----- Supplied data -----

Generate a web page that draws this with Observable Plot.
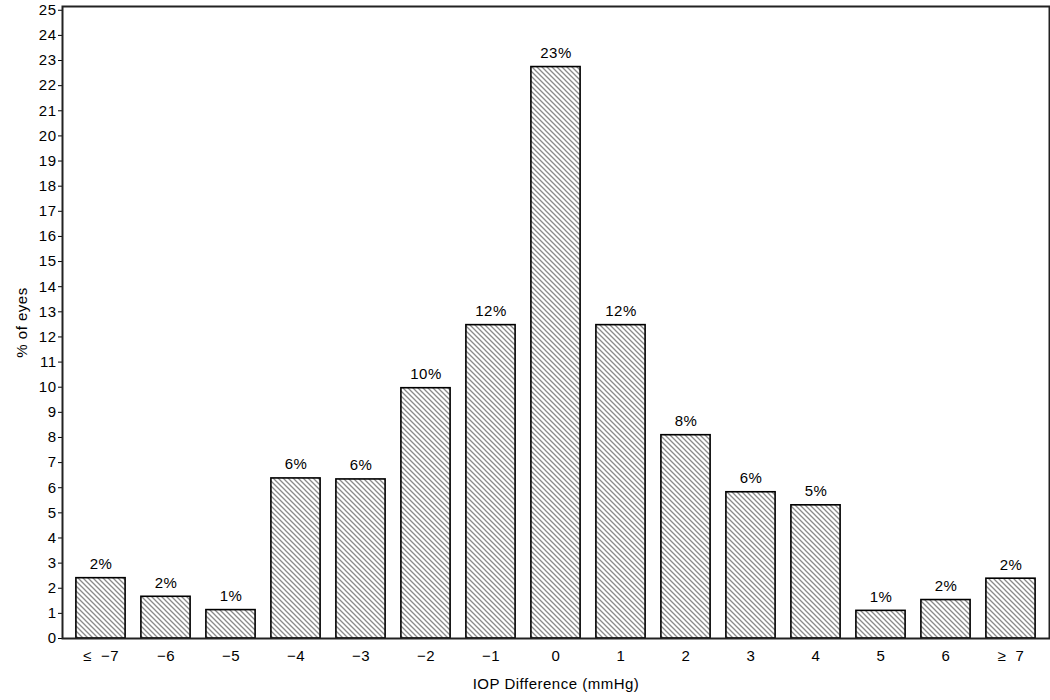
<!DOCTYPE html>
<html>
<head>
<meta charset="utf-8">
<script src="https://cdn.jsdelivr.net/npm/d3@7"></script>
<script src="https://cdn.jsdelivr.net/npm/@observablehq/plot@0.6"></script>
<style>
  html, body { margin: 0; padding: 0; background: #fff; }
  svg { display: block; }
  svg text { letter-spacing: 0.5px; }
</style>
</head>
<body>
<div id="chart"></div>
<script>
const categories = ["≤  −7", "−6", "−5", "−4", "−3", "−2", "−1", "0", "1", "2", "3", "4", "5", "6", "≥  7"];
const percents = [2.40, 1.66, 1.13, 6.37, 6.33, 9.96, 12.47, 22.74, 12.47, 8.09, 5.82, 5.30, 1.10, 1.53, 2.38];
const barLabels = ["2%", "2%", "1%", "6%", "6%", "10%", "12%", "23%", "12%", "8%", "6%", "5%", "1%", "2%", "2%"];
const yTicks = d3.range(0, 26);

const data = categories.map((c, i) => ({cat: c, pct: percents[i], label: barLabels[i]}));

const chart = Plot.plot({
  width: 1050,
  height: 700,
  marginLeft: 62,
  marginRight: 1,
  marginTop: 6,
  marginBottom: 62,
  style: {fontFamily: "'Liberation Sans', Arial, sans-serif", fontSize: "15px", color: "#000", background: "#fff"},
  x: {domain: categories, padding: 0, range: [62, 1049], label: null},
  y: {domain: [0, 25.15], range: [638, 6], label: null},
  marks: [
    Plot.barY(data, {x: "cat", y: "pct", fill: "url(#hatch)", stroke: "#000", strokeWidth: 1.6, insetLeft: 7.9, insetRight: 7.9}),
    Plot.text(data, {x: "cat", y: "pct", text: "label", dy: -14, fontSize: 15, fill: "#000"}),
    Plot.axisY({ticks: yTicks, tickSize: 4, tickPadding: 2, tickFormat: d => String(d), fontSize: 15,
      label: "% of eyes", labelAnchor: "center", labelArrow: "none", labelOffset: 46, stroke: "#000"}),
    Plot.axisX({tickSize: 0, tickPadding: 12, fontSize: 15,
      label: "IOP Difference (mmHg)", labelAnchor: "center", labelArrow: "none", labelOffset: 50}),
    Plot.frame({stroke: "#222", strokeWidth: 2})
  ]
});

const svg = d3.select(chart);
const defs = svg.insert("defs", ":first-child");
const pat = defs.append("pattern")
  .attr("id", "hatch")
  .attr("patternUnits", "userSpaceOnUse")
  .attr("width", 5).attr("height", 5);
pat.append("rect").attr("width", 5).attr("height", 5).attr("fill", "#fff");
pat.append("path")
  .attr("d", "M-1,-1 L6,6 M-1,4 L1,6 M4,-1 L6,1")
  .attr("stroke", "#8a8a8a").attr("stroke-width", 1.3);

document.getElementById("chart").appendChild(chart);
</script>
</body>
</html>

-----

__Task instructions__
Your task is to repeat the material above exactly, without its pictures.

__Solution to the problem__
Generate a web page that draws this with Observable Plot.
<!DOCTYPE html>
<html>
<head>
<meta charset="utf-8">
<script src="https://cdn.jsdelivr.net/npm/d3@7"></script>
<script src="https://cdn.jsdelivr.net/npm/@observablehq/plot@0.6"></script>
<style>
  html, body { margin: 0; padding: 0; background: #fff; }
  svg { display: block; }
  svg text { letter-spacing: 0.5px; }
</style>
</head>
<body>
<div id="chart"></div>
<script>
const categories = ["≤  −7", "−6", "−5", "−4", "−3", "−2", "−1", "0", "1", "2", "3", "4", "5", "6", "≥  7"];
const percents = [2.40, 1.66, 1.13, 6.37, 6.33, 9.96, 12.47, 22.74, 12.47, 8.09, 5.82, 5.30, 1.10, 1.53, 2.38];
const barLabels = ["2%", "2%", "1%", "6%", "6%", "10%", "12%", "23%", "12%", "8%", "6%", "5%", "1%", "2%", "2%"];
const yTicks = d3.range(0, 26);

const data = categories.map((c, i) => ({cat: c, pct: percents[i], label: barLabels[i]}));

const chart = Plot.plot({
  width: 1050,
  height: 700,
  marginLeft: 62,
  marginRight: 1,
  marginTop: 6,
  marginBottom: 62,
  style: {fontFamily: "'Liberation Sans', Arial, sans-serif", fontSize: "15px", color: "#000", background: "#fff"},
  x: {domain: categories, padding: 0, range: [62, 1049], label: null},
  y: {domain: [0, 25.15], range: [638, 6], label: null},
  marks: [
    Plot.barY(data, {x: "cat", y: "pct", fill: "url(#hatch)", stroke: "#000", strokeWidth: 1.6, insetLeft: 7.9, insetRight: 7.9}),
    Plot.text(data, {x: "cat", y: "pct", text: "label", dy: -14, fontSize: 15, fill: "#000"}),
    Plot.axisY({ticks: yTicks, tickSize: 4, tickPadding: 2, tickFormat: d => String(d), fontSize: 15,
      label: "% of eyes", labelAnchor: "center", labelArrow: "none", labelOffset: 46, stroke: "#000"}),
    Plot.axisX({tickSize: 0, tickPadding: 12, fontSize: 15,
      label: "IOP Difference (mmHg)", labelAnchor: "center", labelArrow: "none", labelOffset: 50}),
    Plot.frame({stroke: "#222", strokeWidth: 2})
  ]
});

const svg = d3.select(chart);
const defs = svg.insert("defs", ":first-child");
const pat = defs.append("pattern")
  .attr("id", "hatch")
  .attr("patternUnits", "userSpaceOnUse")
  .attr("width", 5).attr("height", 5);
pat.append("rect").attr("width", 5).attr("height", 5).attr("fill", "#fff");
pat.append("path")
  .attr("d", "M-1,-1 L6,6 M-1,4 L1,6 M4,-1 L6,1")
  .attr("stroke", "#8a8a8a").attr("stroke-width", 1.3);

document.getElementById("chart").appendChild(chart);
</script>
</body>
</html>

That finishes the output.